Of course, we feel bad for the 289 people who lost their jobs at Time Inc. yesterday, but the place was — and always has been — incredibly inefficient.
When I went to People for a tryout in the ’80s, they were dubious: We don’t hire newspaper people, they said with a sneer. But they gave me a shot. The first day, I was given 30 pages of correspondents’ notes and wrote a 400-word story in the morning. Piece of cake. I was a newspaper rewriteman used to writing a handful of stories a day and then a columnist writing 1,500 words a day, six days a week. I asked for the next story. They had nothing. For five days straight, it was the same tale. At the end of the week, they offered me the job. But one of the old hands from Time Inc. pulled me aside and growled, “Don’t ever do that again.” I couldn’t figure out what he was telling me until I arrived and sat in a meeting of writers with then-Managing Editor Pat Ryan as she told them, “Listen, people we really need to improve productivity; I expect you all to get up to writing one story a week.”

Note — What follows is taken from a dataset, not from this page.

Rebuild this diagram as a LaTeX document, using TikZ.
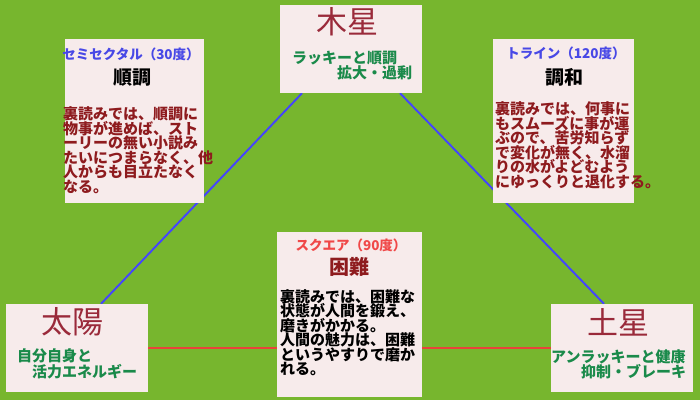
\documentclass[tikz,border=0pt]{standalone}
\usepackage{fontspec}
\setmainfont{Noto Sans CJK JP}
\usepackage{xcolor}
\usepackage{tikz}
\usetikzlibrary{positioning,calc}
\definecolor{cfondo}{HTML}{77B62E}
\definecolor{crosa}{HTML}{F7EBEB}
\definecolor{cazul}{HTML}{4444FF}
\definecolor{cazult}{HTML}{4848E6}
\definecolor{crojo}{HTML}{E8443A}
\definecolor{crojot}{HTML}{F04848}
\definecolor{cverde}{HTML}{1A8A4A}
\definecolor{cgranate}{HTML}{8E1B1E}
\definecolor{ctitulo}{HTML}{9A2A3A}
\lineskiplimit=-10pt
\pgfdeclarelayer{fondo}
\pgfdeclarelayer{lineas}
\pgfsetlayers{fondo,lineas,main}
\tikzset{
  caja/.style={rectangle, fill=crosa, inner sep=0pt},
  planeta/.style={font=\fontsize{31}{31}\selectfont, text=ctitulo, inner sep=0pt},
  clave/.style={font=\bfseries\fontsize{15}{15}\selectfont,
    text=cverde, align=left, inner sep=0pt, anchor=north west},
  aspecto/.style={font=\bfseries\fontsize{13.5}{13.5}\selectfont, inner sep=0pt},
  tema/.style={font=\bfseries\fontsize{19}{19}\selectfont, inner sep=0pt},
  cuerpo/.style={font=\bfseries\fontsize{15}{14.6}\selectfont,
    align=left, inner sep=0pt, anchor=north west},
  lazul/.style={draw=cazul, line width=1.9pt},
  lrojo/.style={draw=crojo, line width=2pt},
}
\begin{document}
\begin{tikzpicture}[x=1pt,y=-1pt]
  \begin{pgfonlayer}{fondo}
    \fill[cfondo] (0,0) rectangle (700,400);
  \end{pgfonlayer}
  \useasboundingbox (0,0) rectangle (700,400);

  % planetas
  \node[caja, minimum width=142pt, minimum height=88pt] (jup) at (351,49) {};
  \node[caja, minimum width=142pt, minimum height=88pt] (sol) at (77,348) {};
  \node[caja, minimum width=142pt, minimum height=88pt] (sat) at (622,348) {};
  \node[planeta] (jupt) at (347,22) {木星};
  \node[planeta] (solt) at (72,322) {太陽};
  \node[planeta] (satt) at (618,322) {土星};
  \node[clave] (jupc) at (292,50.5) {ラッキーと順調\\　　　拡大・過剰};
  \node[clave, font=\bfseries\fontsize{15}{16}\selectfont] (solc) at (17,348.5)
    {自分自身と\\　活力エネルギー};
  \node[clave] (satc) at (551,349.5) {アンラッキーと健康\\　　抑制・ブレーキ};

  % aspectos
  \node[caja, minimum width=139pt, minimum height=164pt] (semi) at (134.5,121) {};
  \node[caja, minimum width=141pt, minimum height=164pt] (tri) at (563.5,121) {};
  \node[caja, minimum width=145pt, minimum height=165pt] (cua) at (349.5,314.5) {};

  \node[aspecto, text=cazult] (semia) at (131,54) {セミセクタル（30度）};
  \node[tema] (semit) at (132,78) {順調};
  \node[cuerpo, text=cgranate] (semib) at (63,106.5)
    {裏読みでは、順調に\\物事が進めば、スト\\ーリーの無い小説み\\たいにつまらなく、他\\人からも目立たなく\\なる。};

  \node[aspecto, text=cazult] (tria) at (566,53) {トライン（120度）};
  \node[tema] (trit) at (564,77) {調和};
  \node[cuerpo, text=cgranate] (trib) at (495,101.5)
    {裏読みでは、何事に\\もスムーズに事が運\\ぶので、苦労知らず\\で変化が無く、水溜\\りの水がよどむよう\\にゆっくりと退化する。};

  \node[aspecto, text=crojot] (cuaa) at (351,245) {スクエア（90度）};
  \node[tema, text=cgranate, font=\bfseries\fontsize{20}{20}\selectfont] (cuat) at (349,267) {困難};
  \node[cuerpo, font=\bfseries\fontsize{15}{14.4}\selectfont] (cuab) at (280,289.5)
    {裏読みでは、困難な\\状態が人間を鍛え、\\磨きがかかる。\\人間の魅力は、困難\\というやすりで磨か\\れる。};

  \begin{pgfonlayer}{lineas}
    \draw[lazul] ([xshift=24pt]sol.north) -- ([xshift=-49pt]jup.south);
    \draw[lazul] ([xshift=49pt]jup.south) -- ([xshift=-18pt]sat.north);
    \draw[lrojo] (sol.east) -- (sat.west);
  \end{pgfonlayer}
\end{tikzpicture}
\end{document}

Mind you, once reported by a cadre of correspondents and written by a staff writer in New York, it was edited (read: rewritten) by a senior editor and edited (yes, rewritten), by an assistant managing editor, and then edited (and, with surprising freqency, rewritten) by the managing editor. And then the research came along to try to correct all the errors this process inserted in the story. (This is how People famous declared Abe Vigoda dead; he was next see in an ad in Variety holding up a copy of that magazine while sitting up in a coffin.) And alongside all this, there were photo researchers and editors and layout artists and production people galore — all to perfect that 400-word tome about some small moment in life. Oh, and to make sure they had the very best 400-word celebrity haiku, they “slashed” two to four stories for every slot in the magazine — that is, they went through this entire process for at least twice as many stories as would actually be printed.
I left people in the late ’80s to start Entertainment Weekly (where I proudly started a weekly magazine with a total edit staff of 60 — fewer editorial staffers than any monthly magazine in the company). I returned about a year ago to talk to the staff about blogs and I was gobsmacked at how huge it had grown: One floor had become two; the place was jammed with people, all doing essentially the same job we had done 20 years before, quite inefficiently, with too many people even then.
So it’s hard to imagine that the layoffs will hurt. They will change the tone of the magazines as stories are now to be reported, written, and researched by single authors. The point of that entire Time Inc. system was to homogenize the style, to make it all sound like Time or People, no matter who wrote it. But now Rick Stengel, ME of Time, is filling the book with columnists: with distinct voices. And People is closing bureaus filled with full-time reporters (rather than writers).
But looming over all this is the fate of magazine, especially the newsmagazine. I’ve been arguing that magazines with communities can be in good shape if they learn to enable those communities to share their knowledge and passions — and that will happen online, not in print. But I also argued that general-interest magazines could be doomed in the age of the mass of niches.